The defendant purchased of a “novelty dealer” two gross of uninflated rubber balloons and a metal drum of gas which was billed to the defendant as “one tank of gas, $5.00.” Nothing appears in the record as to what if anything was said by the buyer or by the seller at the time of the purchase. There was no evidence as to whether or not the defendant had ever before purchased balloons and gas or had used balloons inflated with gas on its premises. The ' defendant brought the balloons and the tank of gas to its restaurant and the balloons were there inflated from the
A chemist called by the plaintiff qualified as an expert and testified that there were only three types of gases which would cause toy balloons to ascend: helium, which is non-inflammable, and hydrogen gas and illuminating gas, both of which are inflammable. He gave the opinion that the balloons in question were inflated with inflammable gas. From the plaintiff’s testimony as to what happened and the chemist’s description of the effect of touching a lighted cigar to a balloon filled with hydrogen gas it might have been found that the gas which the defendant used was hydrogen. He testified that if a lighted cigar were touched to a balloon containing hydrogen gas there would be a momentary flame and a report, that a slight spark would be sufficient to cause ignition, that the flame would spread and ignite anything inflammable although the rubber of the balloon would not burn and the gas in the balloon would not itself support combustion. He also testified that this type of balloon was used at Revere Beach and other places of amusement and that balloons inflated with hydrogen gas would tend to descend in about three hours. The trial judge found, and there was evidence to support the finding, that the balloons when filled with hydrogen gas were inherently dangerous articles.
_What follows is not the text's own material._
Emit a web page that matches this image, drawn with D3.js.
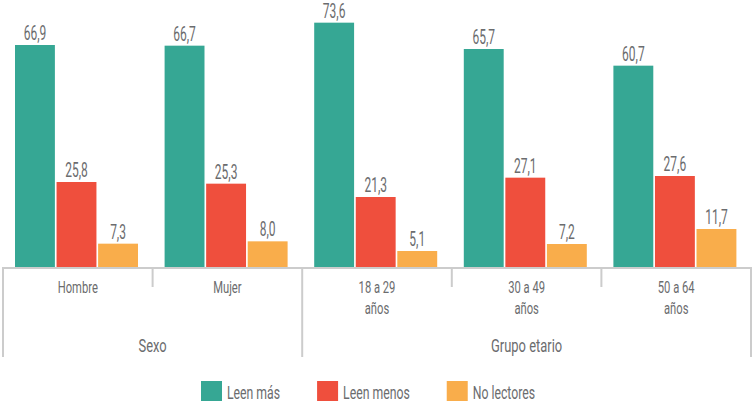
<!DOCTYPE html>
<html>
<head>
<meta charset="utf-8">
<script src="https://cdn.jsdelivr.net/npm/d3@7"></script>
<style>
  body { margin: 0; background: #fff; }
  svg text { font-family: Roboto, "Liberation Sans", sans-serif; fill: #6b6c6e; }
</style>
</head>
<body>
<svg id="chart" width="753" height="403"></svg>
<script>
// Data
var categories = [['Hombre'], ['Mujer'], ['18 a 29', 'años'], ['30 a 49', 'años'], ['50 a 64', 'años']];
var groups = [{name: 'Sexo', from: 0, to: 1}, {name: 'Grupo etario', from: 2, to: 4}];
var series = ['Leen más', 'Leen menos', 'No lectores'];
var colors = ['#36a794', '#ef4f3d', '#f9ad4b'];
var leenMas = [66.9, 66.7, 73.6, 65.7, 60.7];
var leenMenos = [25.8, 25.3, 21.3, 27.1, 27.6];
var noLectores = [7.3, 8.0, 5.1, 7.2, 11.7];
var values = [leenMas, leenMenos, noLectores];

var svg = d3.select('#chart');
var baseY = 268, bottomY = 357;
var fmt = function (v) { return d3.format('.1f')(v).replace('.', ','); };

// squeezed text, to look like the condensed face of the original
var addText = function (sel, x, y, txt, size, sx, anchor) {
  var t = sel.append('text')
    .attr('x', x)
    .attr('y', y)
    .attr('text-anchor', anchor || 'middle')
    .style('font-size', size + 'px')
    .text(txt);
  var w = t.node().getComputedTextLength();
  t.attr('textLength', w * sx).attr('lengthAdjust', 'spacingAndGlyphs');
  return t;
};

var x = d3.scaleBand().domain(d3.range(categories.length)).range([3, 751]);
var xInner = d3.scaleBand().domain(d3.range(series.length)).range([12, 135]).paddingInner(0.04);
var y = d3.scaleLinear().domain([0, 80.4]).range([baseY, 0]);

// Bars and value labels
series.forEach(function (s, si) {
  var g = svg.append('g');
  values[si].forEach(function (v, ci) {
    var bx = x(ci) + xInner(si);
    g.append('rect')
      .attr('x', bx)
      .attr('y', y(v))
      .attr('width', xInner.bandwidth())
      .attr('height', baseY - y(v))
      .attr('fill', colors[si]);
    addText(g, bx + xInner.bandwidth() / 2, y(v) - 5, fmt(v), 20, 0.6);
  });
});

// Axis box
var axis = svg.append('g').attr('stroke', '#cccccc').attr('stroke-width', 2);
axis.append('line').attr('x1', 2).attr('x2', 752).attr('y1', baseY).attr('y2', baseY);
d3.range(categories.length + 1).forEach(function (i) {
  var xx = i < categories.length ? x(i) : x.range()[1];
  var full = i === 0 || i === categories.length || groups.some(function (gr) { return gr.from === i; });
  axis.append('line')
    .attr('x1', xx).attr('x2', xx)
    .attr('y1', baseY).attr('y2', full ? bottomY : 287);
});

// Category labels
categories.forEach(function (lines, ci) {
  lines.forEach(function (l, li) {
    addText(svg, x(ci) + x.bandwidth() / 2, 293 + li * 21, l, 16, 0.7);
  });
});

// Group labels
groups.forEach(function (gr) {
  var cx = (x(gr.from) + x(gr.to) + x.bandwidth()) / 2;
  addText(svg, cx, 352, gr.name, 19, 0.68);
});

// Legend
var lx = 201;
series.forEach(function (s, si) {
  svg.append('rect')
    .attr('x', lx).attr('y', 381)
    .attr('width', 21).attr('height', 20)
    .attr('fill', colors[si]);
  var t = addText(svg, lx + 26, 398.5, s, 18, 0.68, 'start');
  lx += 26 + t.node().getComputedTextLength() + 37;
});
</script>
</body>
</html>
Since the presence of the plaintiff in the restaurant of the defendant was a benefit to each, the defendant was under the obligation to use reasonable care to see to it that portions of the premises where the plaintiff was expressly or impliedly invited to go were reasonably safe for her use. Jacobsen v. Simons, 217 Mass. 194. Del Rosso v. F. W. Woolworth Co. 293 Mass. 424. The defendant was also obligated not, without warning, to expose the plaintiff to a danger existent on the premises which was known or ought to have been known by the defendant but was not known or was not of such a character that it should have been known by the plaintiff. Statkunas v. L. Promboim & Son Inc. 274 Mass. 515, 520. Kelley v. Goldberg, 288 Mass.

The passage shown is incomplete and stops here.